In this regard, a recent Commission Communication on a Community Immigration Policy (COM(2000)757) proposed the adoption of a controlled immigration policy as one of the responses to the problems implied by demographic trends and pointed to the potential contribution of immigration to the European Employment Strategy.

Although the outflow of young people might tend to damage the development potential of the regions from which they move in the short to medium-term, especially as those moving are likely to include a disproportionate number of the most highly educated, their subsequent return, with the expertise and know-how they have acquired, could give a major stimulus to development in the CECs.

Nor is enlargement likely to pose serious problems for EU labour markets

It is unlikely that the free labour movement will have a major effect on EU labour markets as a whole, though it could affect Member States differently according to the specific circumstances which exist. CECs at present are small in economic terms, which means that increased imports from them are likely to affect prices in goods markets, and so wages and employment, only to a limited extent. According to a recent study, for example, immigration averaging some 200,000 a year over the next 15 years would reduce earnings by under 1%.5 In border regions, however, the effect on labour markets could be more significant, as it could be in sectors which are most exposed to competition from CEC imports, though equally there are potential gains from the proximity of new markets.

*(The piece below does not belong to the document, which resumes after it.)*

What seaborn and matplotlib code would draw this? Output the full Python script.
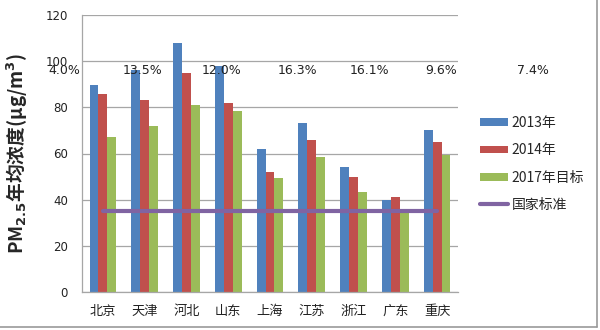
import numpy as np
import pandas as pd
import matplotlib
matplotlib.use('Agg')
import matplotlib.pyplot as plt
import seaborn as sns
from matplotlib.lines import Line2D

sns.set_style('white')
plt.rcParams['font.family'] = ['Noto Sans CJK SC', 'DejaVu Sans']
plt.rcParams['axes.unicode_minus'] = False

# 数据
cities = ['北京', '天津', '河北', '山东', '上海', '江苏', '浙江', '广东', '重庆']
pm_2013 = [89.5, 96, 108, 98, 62, 73, 54, 40, 70]
pm_2014 = [85.9, 83, 95, 82, 52, 66, 50, 41, 65]
pm_2017 = [67.1, 72, 81, 78.4, 49.6, 58.4, 43.2, 35, 59.5]
national_std = 35
series_names = ['2013年', '2014年', '2017年目标']
drop_labels = ['4.0%', '13.5%', '12.0%', '16.3%', '16.1%', '9.6%', '7.4%']

colors = ['#4F81BD', '#C0504D', '#9BBB59']
std_color = '#8064A2'

df = pd.DataFrame({
    'city': cities * 3,
    'value': pm_2013 + pm_2014 + pm_2017,
    'series': [s for s in series_names for _ in cities],
})

fig = plt.figure(figsize=(6, 3.3), dpi=100)
ax = fig.add_axes([82 / 600, 1 - 292 / 330, 376 / 600, 277 / 330])

sns.barplot(data=df, x='city', y='value', hue='series', hue_order=series_names,
            palette=colors, width=0.64, gap=0, saturation=1, ax=ax, legend=True,
            linewidth=0, edgecolor='none')

# 国家标准线
ax.plot(np.arange(len(cities)), [national_std] * len(cities), color=std_color,
        lw=3, label='国家标准', zorder=5)

ax.set_ylim(0, 120)
ax.set_xlim(-0.5, len(cities) - 0.5)
ax.set_yticks(range(0, 121, 20))
ax.yaxis.grid(True, color='#A6A6A6', lw=0.9)
ax.set_axisbelow(True)
ax.spines['top'].set_visible(False)
ax.spines['right'].set_visible(False)
for s in ['left', 'bottom']:
    ax.spines[s].set_color('#A6A6A6')
    ax.spines[s].set_linewidth(0.9)

# 类别之间的刻度线
ax.set_xticks(np.arange(-0.5, len(cities), 1), minor=True)
ax.tick_params(axis='x', which='major', length=0, pad=9, labelsize=9.5, colors='#222222')
ax.tick_params(axis='x', which='minor', length=4, width=0.9, color='#A6A6A6', direction='out')
ax.tick_params(axis='y', length=4, width=0.9, color='#A6A6A6', pad=6, labelsize=8.5,
               labelcolor='#222222')
for t in ax.get_yticklabels():
    t.set_fontfamily('DejaVu Sans')

ax.set_xlabel('')
ax.set_ylabel(r'PM$_{\mathbf{2.5}}$年均浓度(μg/m$^{\mathbf{3}}$)', fontsize=13.5,
              fontweight='bold')
ax.yaxis.set_label_coords(-0.138, 0.5)

handles, labels = ax.get_legend_handles_labels()
ax.legend(handles, labels, loc='center left', bbox_to_anchor=(1.058, 0.462),
          frameon=False, fontsize=10, handlelength=2.0, handleheight=0.5,
          handletextpad=0.3, labelspacing=0.95, borderpad=0, borderaxespad=0)

# 降幅标注
label_x = [64, 143, 222, 297, 369, 441, 533]
for lx, txt in zip(label_x, drop_labels):
    fig.text(lx / 600, 1 - 71 / 330, txt, ha='center', va='center', fontsize=9,
             family='DejaVu Sans', color='#222222')

# 外框
fig.add_artist(Line2D([0, 0.995], [0.008, 0.008], color='#999999', lw=1.2))
fig.add_artist(Line2D([0.995, 0.995], [0.008, 1], color='#999999', lw=1.2))

fig.savefig('out.png', dpi=100)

  1. These projections do not take account of future EU membership, which could affect the underlying trends, particularly of migration, though most of this movement is likely to occur between these countries and the existing EU Member States, but also, in the longer-term, birth and death rates.
  2. These ratios, it should be noted, are only demographic indicators. While they reflect the problems implied for social welfare and taxation systems, there are other equally important factors which need to be taken into account, particularly, the number of people of working age who are actually in employment and paying taxes and social contributions.
  3. Based on the latest Eurostat regional labour force scenarios, compiled in 1998, which are combined with the population projections produced in 1997. The scenarios cover 204 regions NUTS 2 level regions in the EU over the period 1995 to 2025. The baseline scenario which is referred to in the text assumes the continuation of most current trends but some reduction in regional imbalances.
  4. European Integration Consortium (DIW/CEPR/FIEF/IAS/IGIER) 2000 : The Impact of Eastern Enlargement on Employment and Labour Markets in the EU Member States, study for DG Employment and Social Affairs of the European Commission; Berlin/Milan.
  5. Bauer, T. and Zimmermann, K.(1999) : Assessment of Possible Migration Pressure and its Labour Market Impact following EU Enlargement to Central and Eastern Europe, Study for the UK Department of Education and Employment, IZA and CEPR, Bonn/London, Germany/UK.